Data segment:
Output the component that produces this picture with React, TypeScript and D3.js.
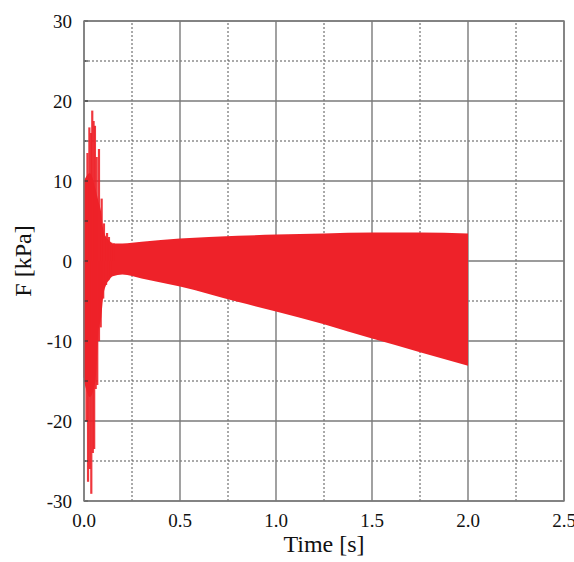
import React from "react";
import * as d3 from "d3";

// Envelope of the densely oscillating force signal
const envTime = [0, 0.03, 0.06, 0.075, 0.09, 0.1, 0.115, 0.13, 0.15, 0.2, 0.3, 0.5, 0.8, 1.0, 1.25, 1.5, 1.75, 2.0];
const envUpper = [10, 11, 9, 7.5, 6, 4, 3, 2.6, 2.2, 2.2, 2.4, 2.8, 3.15, 3.3, 3.45, 3.55, 3.55, 3.45];
const envLower = [-15, -17, -15, -9, -7, -4.5, -3, -2.4, -1.9, -1.7, -2.2, -3.2, -5.1, -6.3, -7.9, -9.7, -11.4, -13.1];

// Early transient peaks (positive)
const peakUpTime = [0.005, 0.018, 0.028, 0.036, 0.043, 0.05, 0.057, 0.066, 0.078, 0.092, 0.104, 0.12, 0.13, 0.142, 0.155];
const peakUpValue = [10.1, 13.5, 16.7, 16.0, 18.8, 17.5, 16.9, 13.0, 14.0, 7.8, 4.7, 3.5, 3.0, 2.3, 2.2];
// Early transient peaks (negative)
const peakLoTime = [0.003, 0.013, 0.021, 0.03, 0.038, 0.046, 0.053, 0.061, 0.069, 0.078, 0.087, 0.1, 0.115, 0.127, 0.138];
const peakLoValue = [-14.6, -20, -27.6, -26, -29.1, -24, -23.5, -16, -15.5, -10, -8.3, -4.7, -3.0, -2.4, -1.9];

const xMajor = [0, 0.5, 1.0, 1.5, 2.0, 2.5];
const xMinor = [0.25, 0.75, 1.25, 1.75, 2.25];
const yMajor = [-30, -20, -10, 0, 10, 20, 30];
const yMinor = [-25, -15, -5, 5, 15, 25];

const W = 574;
const H = 562;
const M = { left: 84, top: 21, right: 10, bottom: 61 };
const RED = "#ee2229";

export default function App() {
  const x = d3.scaleLinear().domain([0, 2.5]).range([M.left, W - M.right]);
  const y = d3.scaleLinear().domain([-30, 30]).range([H - M.bottom, M.top]);
  const band = d3
    .area<number>()
    .x((_, i) => x(envTime[i]))
    .y0((_, i) => y(envLower[i]))
    .y1((_, i) => y(envUpper[i]))
    .curve(d3.curveMonotoneX);
  const font = "'Liberation Serif', 'Times New Roman', serif";
  const [x0, x1] = x.range();
  const [y0, y1] = y.range();
  return (
    <svg width={W} height={H} style={{ position: "absolute", left: 0, top: 0, background: "#fff" }}>
      {/* minor grid */}
      {xMinor.map((v) => (
        <line key={"xm" + v} x1={x(v)} x2={x(v)} y1={y0} y2={y1} stroke="#555" strokeWidth={1} strokeDasharray="2,2" />
      ))}
      {yMinor.map((v) => (
        <line key={"ym" + v} x1={x0} x2={x1} y1={y(v)} y2={y(v)} stroke="#555" strokeWidth={1} strokeDasharray="2,2" />
      ))}
      {/* major grid */}
      {xMajor.map((v) => (
        <line key={"xM" + v} x1={x(v)} x2={x(v)} y1={y0} y2={y1} stroke="#7a7a7a" strokeWidth={1.4} />
      ))}
      {yMajor.map((v) => (
        <line key={"yM" + v} x1={x0} x2={x1} y1={y(v)} y2={y(v)} stroke="#7a7a7a" strokeWidth={1.4} />
      ))}
      {/* signal */}
      <path d={band(envTime) || ""} fill={RED} />
      {peakUpTime.map((t, i) => (
        <line key={"pu" + i} x1={x(t)} x2={x(t)} y1={y(0)} y2={y(peakUpValue[i])} stroke={RED} strokeWidth={2.2} opacity={0.9} />
      ))}
      {peakLoTime.map((t, i) => (
        <line key={"pl" + i} x1={x(t)} x2={x(t)} y1={y(0)} y2={y(peakLoValue[i])} stroke={RED} strokeWidth={2.2} opacity={0.9} />
      ))}
      {/* left axis small ticks */}
      {[...yMajor, ...yMinor].map((v) => (
        <line key={"yt" + v} x1={x0} x2={x0 + 4} y1={y(v)} y2={y(v)} stroke="#333" strokeWidth={1.2} />
      ))}
      <rect x={x0} y={y1} width={x1 - x0} height={y0 - y1} fill="none" stroke="#7a7a7a" strokeWidth={1.4} />
      {/* tick labels */}
      {xMajor.map((v) => (
        <text key={"xl" + v} x={x(v)} y={527} textAnchor="middle" fontFamily={font} fontSize={19} fill="#111">
          {v.toFixed(1)}
        </text>
      ))}
      {yMajor.map((v) => (
        <text key={"yl" + v} x={72} y={y(v) + 6.5} textAnchor="end" fontFamily={font} fontSize={19} fill="#111">
          {v}
        </text>
      ))}
      <text x={(x0 + x1) / 2} y={552} textAnchor="middle" fontFamily={font} fontSize={24} fill="#111">
        Time [s]
      </text>
      <text
        transform={`translate(31, ${(y0 + y1) / 2}) rotate(-90)`}
        textAnchor="middle"
        fontFamily={font}
        fontSize={24}
        fill="#111"
      >
        F [kPa]
      </text>
    </svg>
  );
}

To do: Repeat only what lies between the start of the data and the end of the line containing "-9.7, -11.4, -13.1];", exactly, with pictures left out.

Result for this task:
Output the component that produces this picture with React, TypeScript and D3.js.
import React from "react";
import * as d3 from "d3";

// Envelope of the densely oscillating force signal
const envTime = [0, 0.03, 0.06, 0.075, 0.09, 0.1, 0.115, 0.13, 0.15, 0.2, 0.3, 0.5, 0.8, 1.0, 1.25, 1.5, 1.75, 2.0];
const envUpper = [10, 11, 9, 7.5, 6, 4, 3, 2.6, 2.2, 2.2, 2.4, 2.8, 3.15, 3.3, 3.45, 3.55, 3.55, 3.45];
const envLower = [-15, -17, -15, -9, -7, -4.5, -3, -2.4, -1.9, -1.7, -2.2, -3.2, -5.1, -6.3, -7.9, -9.7, -11.4, -13.1];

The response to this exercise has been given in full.